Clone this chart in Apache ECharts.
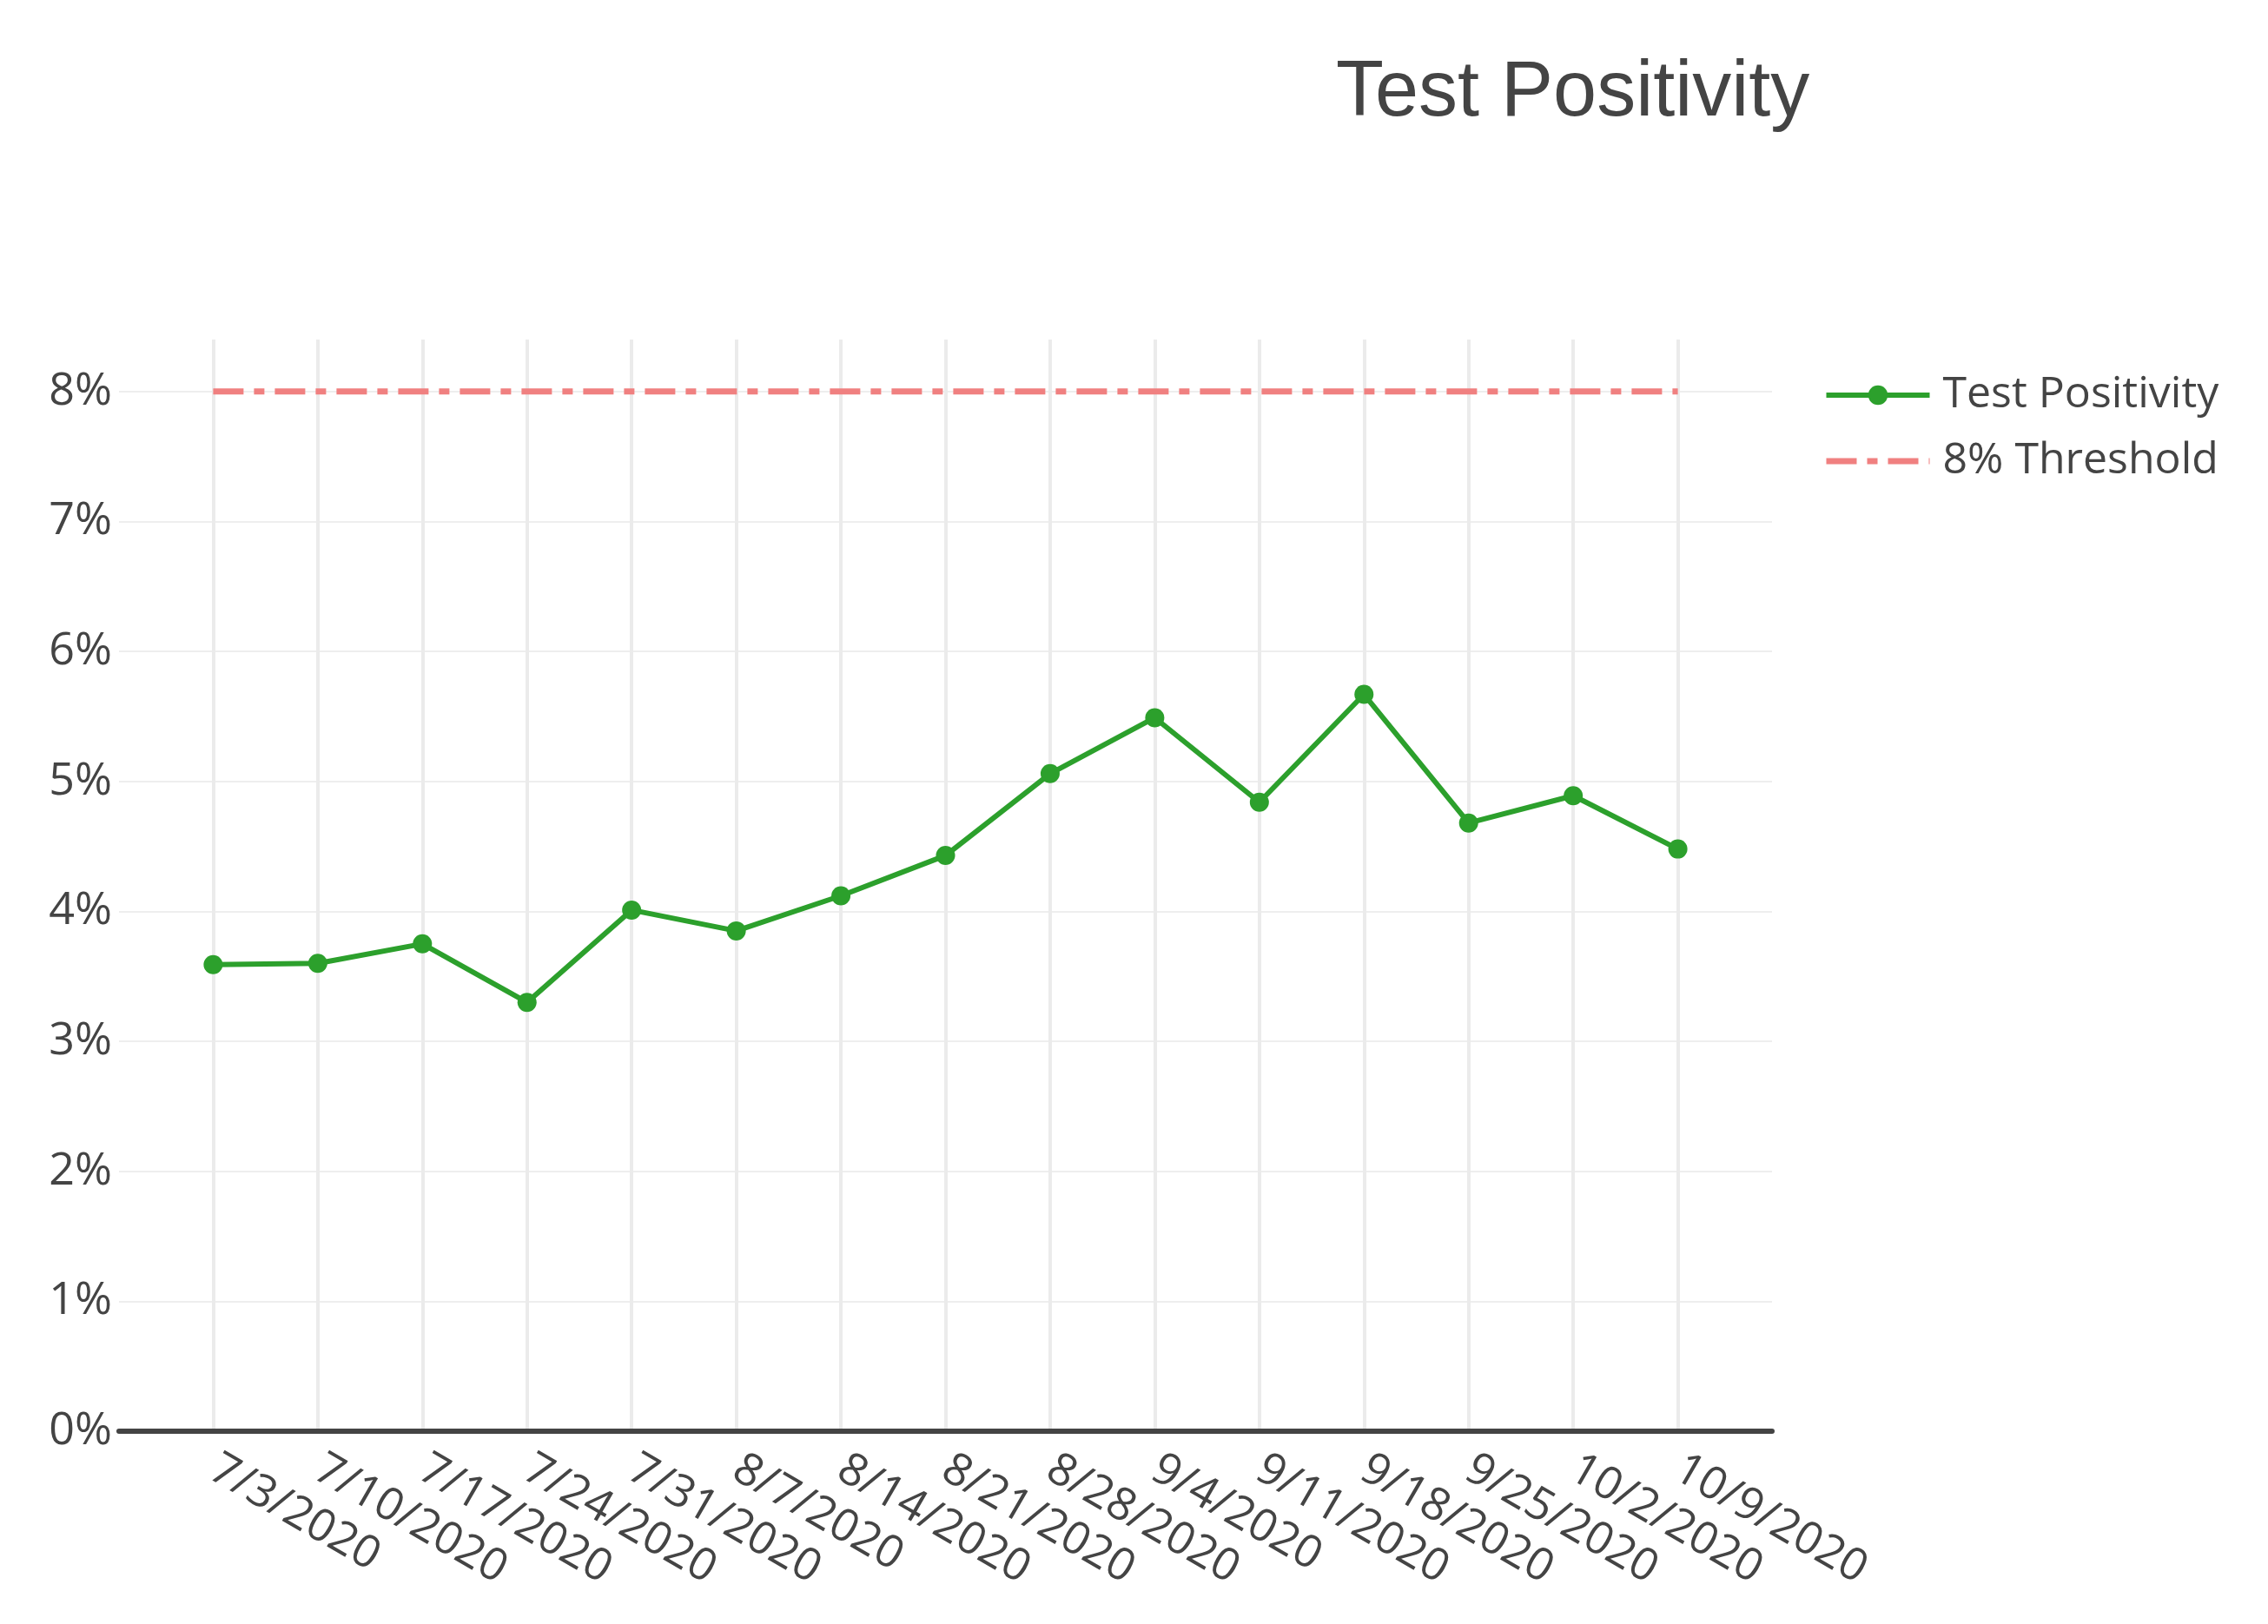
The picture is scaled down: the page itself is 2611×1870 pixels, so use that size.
<!DOCTYPE html>
<html>
<head>
<meta charset="utf-8">
<script src="https://cdn.jsdelivr.net/npm/echarts@6/dist/echarts.min.js"></script>
<style>
html,body{margin:0;padding:0;background:#fff;}
#main{width:2611px;height:1870px;}
</style>
</head>
<body>
<div id="main"></div>
<script>
const dates = ['7/3/2020','7/10/2020','7/17/2020','7/24/2020','7/31/2020','8/7/2020','8/14/2020','8/21/2020','8/28/2020','9/4/2020','9/11/2020','9/18/2020','9/25/2020','10/2/2020','10/9/2020'];
const positivity = [3.59, 3.60, 3.75, 3.30, 4.01, 3.85, 4.12, 4.43, 5.06, 5.49, 4.84, 5.67, 4.68, 4.89, 4.48];
const threshold = [8, 8, 8, 8, 8, 8, 8, 8, 8, 8, 8, 8, 8, 8, 8];
const yTicks = [0, 1, 2, 3, 4, 5, 6, 7, 8];

const xIdx = dates.map((d, i) => i);
const chart = echarts.init(document.getElementById('main'), null, {renderer: 'canvas'});
const font = "'Open Sans', 'DejaVu Sans', sans-serif";
chart.setOption({
  animation: false,
  backgroundColor: '#fff',
  title: {
    text: 'Test Positivity',
    left: 1538,
    top: 63,
    padding: 0,
    textStyle: {fontFamily: "'Liberation Sans', Arial, sans-serif", fontSize: 90, fontWeight: 'normal', color: '#444'}
  },
  legend: {
    orient: 'vertical',
    left: 2094,
    top: 424,
    itemWidth: 119,
    itemHeight: 28,
    itemGap: 24,
    textStyle: {fontFamily: font, fontSize: 50, color: '#444', lineHeight: 52, padding: [0, 0, 0, 10]},
    data: [
      {name: 'Test Positivity', lineStyle: {width: 6}},
      {name: '8% Threshold', lineStyle: {width: 7}, itemStyle: {opacity: 0}}
    ]
  },
  grid: {left: 137, right: 571, top: 391, bottom: 222, containLabel: false},
  xAxis: {
    type: 'value',
    min: -0.9,
    max: 14.9,
    axisLine: {show: true, lineStyle: {color: '#444', width: 6}},
    axisTick: {show: false, customValues: xIdx},
    axisLabel: {
      customValues: xIdx,
      formatter: v => dates[v],
      rotate: -30,
      margin: 40,
      fontFamily: font,
      fontSize: 52,
      color: '#444'
    },
    splitLine: {show: true, lineStyle: {color: '#ebebeb', width: 4}}
  },
  yAxis: {
    type: 'value',
    min: 0,
    max: 8.4,
    axisLine: {show: false},
    axisTick: {show: false, customValues: yTicks},
    axisLabel: {
      customValues: yTicks,
      formatter: v => v + '%',
      margin: 8,
      fontFamily: font,
      fontSize: 52,
      color: '#444'
    },
    splitLine: {show: true, lineStyle: {color: '#eeeeee', width: 2}}
  },
  series: [
    {
      name: 'Test Positivity',
      type: 'line',
      data: positivity.map((v, i) => [xIdx[i], v]),
      color: '#2ca02c',
      lineStyle: {width: 6, color: '#2ca02c'},
      symbol: 'circle',
      symbolSize: 22,
      itemStyle: {color: '#2ca02c'},
      z: 3
    },
    {
      name: '8% Threshold',
      type: 'line',
      data: threshold.map((v, i) => [xIdx[i], v]),
      color: '#F08080',
      lineStyle: {width: 7, color: '#F08080', type: [35, 12, 12, 12]},
      symbol: 'none',
      itemStyle: {color: '#F08080'},
      z: 2
    }
  ]
});
</script>
</body>
</html>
::::::::::
WHAT YOU SHOULD DO -
Skipping the pictures, transcribe each line above exactly as it appears.

THE RESPONSE -
Clone this chart in Apache ECharts.
The picture is scaled down: the page itself is 2611×1870 pixels, so use that size.
<!DOCTYPE html>
<html>
<head>
<meta charset="utf-8">
<script src="https://cdn.jsdelivr.net/npm/echarts@6/dist/echarts.min.js"></script>
<style>
html,body{margin:0;padding:0;background:#fff;}
#main{width:2611px;height:1870px;}
</style>
</head>
<body>
<div id="main"></div>
<script>
const dates = ['7/3/2020','7/10/2020','7/17/2020','7/24/2020','7/31/2020','8/7/2020','8/14/2020','8/21/2020','8/28/2020','9/4/2020','9/11/2020','9/18/2020','9/25/2020','10/2/2020','10/9/2020'];
const positivity = [3.59, 3.60, 3.75, 3.30, 4.01, 3.85, 4.12, 4.43, 5.06, 5.49, 4.84, 5.67, 4.68, 4.89, 4.48];
const threshold = [8, 8, 8, 8, 8, 8, 8, 8, 8, 8, 8, 8, 8, 8, 8];
const yTicks = [0, 1, 2, 3, 4, 5, 6, 7, 8];

const xIdx = dates.map((d, i) => i);
const chart = echarts.init(document.getElementById('main'), null, {renderer: 'canvas'});
const font = "'Open Sans', 'DejaVu Sans', sans-serif";
chart.setOption({
  animation: false,
  backgroundColor: '#fff',
  title: {
    text: 'Test Positivity',
    left: 1538,
    top: 63,
    padding: 0,
    textStyle: {fontFamily: "'Liberation Sans', Arial, sans-serif", fontSize: 90, fontWeight: 'normal', color: '#444'}
  },
  legend: {
    orient: 'vertical',
    left: 2094,
    top: 424,
    itemWidth: 119,
    itemHeight: 28,
    itemGap: 24,
    textStyle: {fontFamily: font, fontSize: 50, color: '#444', lineHeight: 52, padding: [0, 0, 0, 10]},
    data: [
      {name: 'Test Positivity', lineStyle: {width: 6}},
      {name: '8% Threshold', lineStyle: {width: 7}, itemStyle: {opacity: 0}}
    ]
  },
  grid: {left: 137, right: 571, top: 391, bottom: 222, containLabel: false},
  xAxis: {
    type: 'value',
    min: -0.9,
    max: 14.9,
    axisLine: {show: true, lineStyle: {color: '#444', width: 6}},
    axisTick: {show: false, customValues: xIdx},
    axisLabel: {
      customValues: xIdx,
      formatter: v => dates[v],
      rotate: -30,
      margin: 40,
      fontFamily: font,
      fontSize: 52,
      color: '#444'
    },
    splitLine: {show: true, lineStyle: {color: '#ebebeb', width: 4}}
  },
  yAxis: {
    type: 'value',
    min: 0,
    max: 8.4,
    axisLine: {show: false},
    axisTick: {show: false, customValues: yTicks},
    axisLabel: {
      customValues: yTicks,
      formatter: v => v + '%',
      margin: 8,
      fontFamily: font,
      fontSize: 52,
      color: '#444'
    },
    splitLine: {show: true, lineStyle: {color: '#eeeeee', width: 2}}
  },
  series: [
    {
      name: 'Test Positivity',
      type: 'line',
      data: positivity.map((v, i) => [xIdx[i], v]),
      color: '#2ca02c',
      lineStyle: {width: 6, color: '#2ca02c'},
      symbol: 'circle',
      symbolSize: 22,
      itemStyle: {color: '#2ca02c'},
      z: 3
    },
    {
      name: '8% Threshold',
      type: 'line',
      data: threshold.map((v, i) => [xIdx[i], v]),
      color: '#F08080',
      lineStyle: {width: 7, color: '#F08080', type: [35, 12, 12, 12]},
      symbol: 'none',
      itemStyle: {color: '#F08080'},
      z: 2
    }
  ]
});
</script>
</body>
</html>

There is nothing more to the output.